アオハル・ワンスモア (Aoharu Wansumoa)
- Genre: Boys' love
- Written by: Toworu Miyata
- Published by: ShuCream
- English publisher: NA: Tokyopop;
- Imprint: from RED COMICS
- Magazine: from RED
- Original run: August 16, 2024 – April 18, 2025
- Volumes: 1

Aoharu Once More: The Lovers' Arc
- Written by: Toworu Miyata
- Published by: ShuCream
- Magazine: from RED
- Original run: June 17, 2026 – present
- Directed by: Rikako Machida
- Music by: Morrigan (Wave)
- Studio: Imagica Infos; Imageworks Studio;

= Aoharu Once More =

Japanese manga series

Aoharu Once More (アオハル・ワンスモア, Aoharu Wansumoa) is a Japanese manga series written and illustrated by Toworu Miyata. It was serialized in ShuCream's from RED boys' love digital magazine from August 2024 to April 2025 and was collected in a single tankōbon volume released in June 2025. A sequel, titled Aoharu Once More: The Lovers' Arc, began serialization in the same magazine in June 2026. A "light anime" television series adaptation produced by Imagica Infos and Imageworks Studio has been announced.

==Media==
===Manga===
Written and illustrated by Toworu Miyata, Aoharu Once More was serialized in ShuCream's from RED boys' love digital magazine from August 16, 2024 to April 18, 2025. Its chapters were collected into a single tankōbon volume released on June 6, 2025. In March 2026, Tokyopop announced that they had licensed the series for English publication, with the volume being released on September 22, 2026.

A sequel, titled Aoharu Once More: The Lovers' Arc, began serialization in the same magazine on June 17, 2026.

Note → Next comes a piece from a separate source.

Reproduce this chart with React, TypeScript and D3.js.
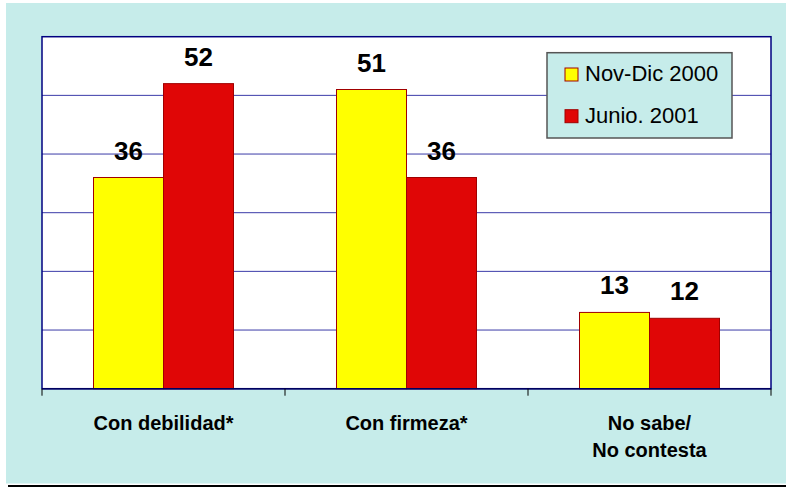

| No. | Original release date | Original ISBN | North American release date | North American ISBN |
|---|---|---|---|---|
| 1 | June 6, 2025 | 978-4-910526-79-9 | September 22, 2026 | 978-1-42788-817-4 |

===Anime===
A "light anime" television series adaptation produced by AnimationID under the boys' love label Balloon was announced on September 3, 2026. The series will be animated by Imagica Infos and Imageworks Studio and directed by Rikako Machida, with Morrigan from Wave composing the music.